Como en la Universidad actual —y conste que no me refiero sólo a la española— las lecciones no suelen ser eso que he llamado peripecia, quiere decirse que la Universidad es un lugar de crimen permanente e impune. Hace pocos años todavía insinuar esto era completamente inútil. No se encontraban oídos prestos a escuchar pareja advertencia. Hoy las cosas han cambiado. La desazón, la desmoralización reinante en todo el mundo y la fulminante pérdida de prestigio por parte de las Universidades son dos hechos tan patentes y crudos que abren camino a la sospecha de si no estarán en cierta relación el uno con el otro, es decir, de si los defectos sustantivos de la institución universitaria no serán una de las causas que han producido el terrible desconcierto de la vida europea.

Recommended books from the ISCE library

Evolving The Alien: The Science Of Extraterrestrial Life
Classical Mythology: A Very Short Introduction

[NO GOOGLE RESULTS SHOWN]

 

Un Commento su “Search engine with(out) a difference”
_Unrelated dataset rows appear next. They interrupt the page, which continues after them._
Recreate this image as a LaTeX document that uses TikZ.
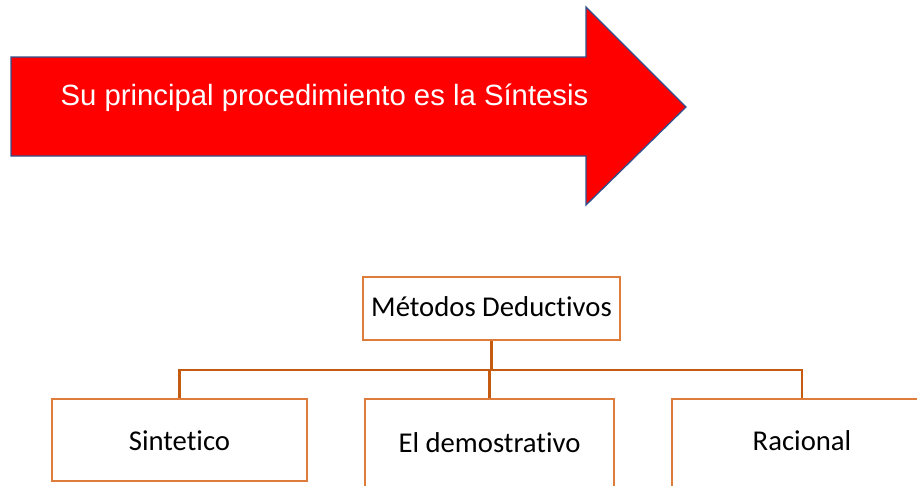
\documentclass[tikz,border=0pt]{standalone}
\usepackage{fontspec}
\newfontfamily\arialf{Liberation Sans}
\newfontfamily\calf[Ligatures={NoCommon}]{Carlito}
\definecolor{arrowred}{RGB}{255,0,0}
\definecolor{arrowedge}{RGB}{47,82,143}
\definecolor{boxorange}{RGB}{222,124,60}
\definecolor{lineorange}{RGB}{197,90,17}
\begin{document}
\begin{tikzpicture}[x=1pt,y=-1pt,
  obox/.style={draw=boxorange, line width=2.3pt, fill=white, inner sep=0pt,
    font=\calf\fontsize{28.7}{30}\selectfont, text depth=0pt},
  conn/.style={draw=lineorange, line width=2.2pt}]
\useasboundingbox (0,0) rectangle (917,485);
\fill[white] (0,0) rectangle (917,485);
% big arrow
\draw[fill=arrowred, draw=arrowedge, line width=1.3pt, line join=miter]
  (11,57) -- (586,57) -- (586,7) -- (686,107) -- (586,205) -- (586,156) -- (11,156) -- cycle;
\node[anchor=base, text=white, font=\arialf\fontsize{29.3}{31}\selectfont, inner sep=0pt]
  (lbl) at (324.5,105) {Su principal procedimiento es la Síntesis};
% hierarchy
\coordinate (busL) at (179,370);
\coordinate (busR) at (802,370);
\node[obox, minimum width=257pt, minimum height=63pt, text height=16.4pt] (top) at (491.5,308.5) {Métodos Deductivos};
\node[obox, minimum width=255pt, minimum height=82pt, text height=20pt] (sint) at (179.5,440) {Sintetico};
\node[obox, minimum width=249pt, minimum height=100pt, text height=7.4pt] (dem) at (489.5,449) {El demostrativo};
\node[obox, minimum width=260pt, minimum height=100pt, text height=3.4pt] (rac) at (802,449) {Racional};
\draw[conn] (top.south) -- (top.south |- busL);
\draw[conn] (sint.north) -- (sint.north |- busL) -- (rac.north |- busR) -- (rac.north);
\draw[conn] (dem.north |- busL) -- (dem.north);
\end{tikzpicture}
\end{document}
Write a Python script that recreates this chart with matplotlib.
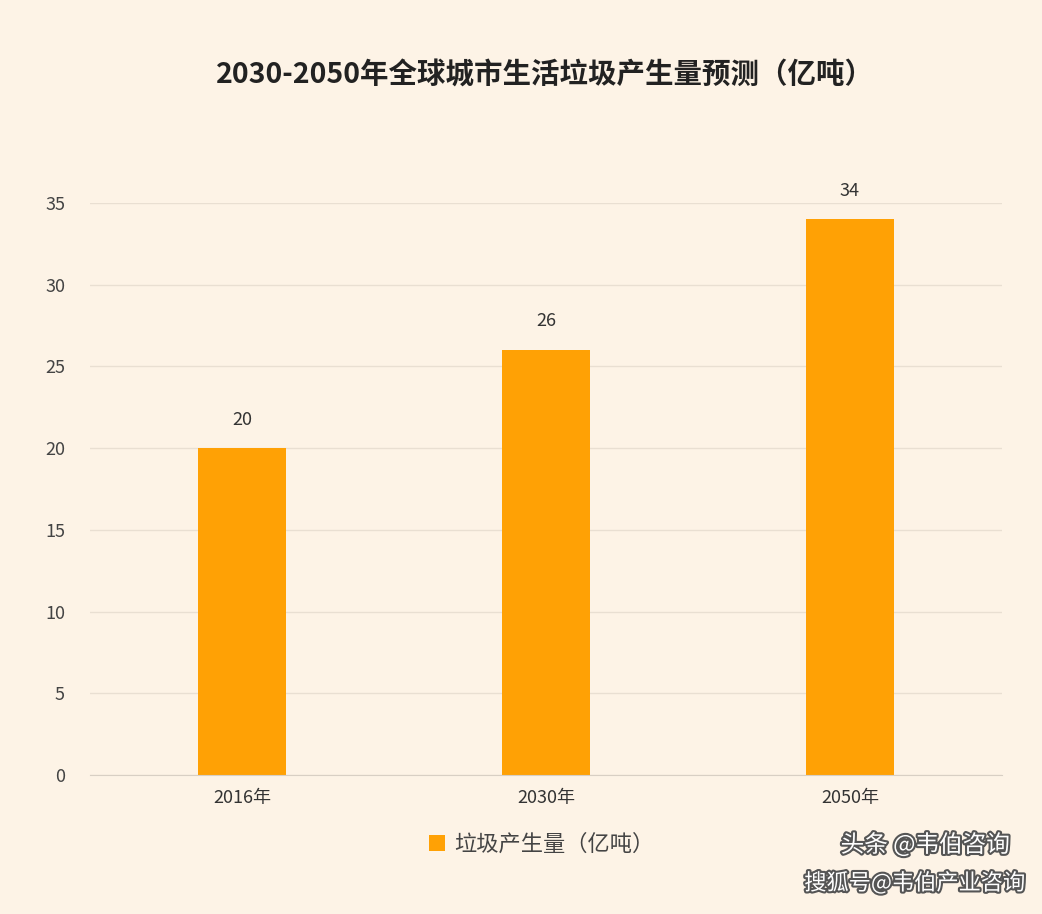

  1. Es un buen parangón el que presentas. Evidentemente, cuando le pides a una persona que te recomiende alguna lectura en torno a un tema determinado, necesariamente estará influenciada tanto por su experiencia propia de lectura en ese tema, como por su experiencia acerca de ti mismo. Por supuesto, los motores de búsqueda suelen funcionar del mismo modo, puesto que son creaciones humanas: poco le estás preguntando al motor, y mucho al creador del motor. ¡Y a su maestro!
    La máquina sólo responde a su maestro, como el Golem. Pero usarla depende de la voluntad de uno. ¿Cómo matar al Golem? No se puede matar al Golem. Todos sabemos que, como mucho, se le puede recluir al altillo de una sinagoga checa. Esperemos que al menos sea un altillo bastante espacioso, porque hay mucho software mal orientado y peor gobernado que enviaría allí.